Wednesday, December 21, 2005

Rest and Realization

Aaah yes, you've guessed it. I'm at home in Marietta and I've actually had time to marinate and do some good reading and heart searching. This semester (my first one doing this job that I do) has been hard. I've learned so much about myself and the nature of humanity. I don't know all that much about God, and I thought I did before this semester. I can't show up and make things happen, and I thought I could before this semester. I'm frail, fragile, and broken, and I don't really think I thought I was before this semester. There's been a void and I think the void has been the tangible experience of the grace of God. I've been so busy worrying about what to have girls study, and figuring out how to share the gospel in such a way that will make someone want to accept Christ that I've forgotten about experiencing Christ myself. As a result there's been this unquenchable hunger and thirst for love that's made me cry at movies, sigh at happy couples, and look at the Bible skeptically because it doesn't have arms to hold me with. I've been so hurried, anxious, and cynical that I've overlooked Christ. But I can behold Him in the faces of my dear friends, feel Him in the wind that envelopes me, and smell him in that chai tea that tempts me. When did I stop looking at the world with awe and wonder?
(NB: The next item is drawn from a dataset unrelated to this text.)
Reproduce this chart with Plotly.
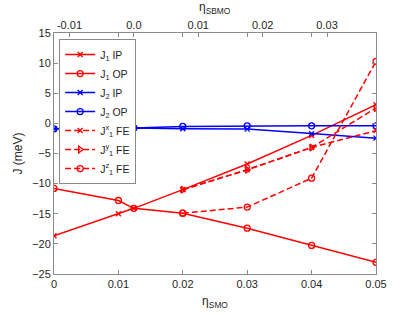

“My personal experience of the relentless tenderness of God came not from exegetes, theologians, and spiritual writers, but from sitting still in the presence of the living Word and beseeching Him to help me understand with my head and heart His written Word. Sheer scholarship alone cannot reveal to us the gospel of grace. We must never allow the authority of books, institutions, or leaders to replace the authority of knowing Jesus Christ personally and directly. When the religious views of others interpose between us and the primary experience of Jesus as the Christ, we become unconvicted and unpersuasive travel agents handing out brochures to places we have never visited.” – Brennan Manning (The Ragamuffin Gospel)

1 comment:

Amanda said...

Sometimes I forget that I am not the only one who feels these sorts of things, and who knows what they need but relentlessly, or unconciously, avoid it. I love how one person's honesty and struggle is another's liberation and encouragement. I am longing for a little rest and realization myself (nice title, by the way).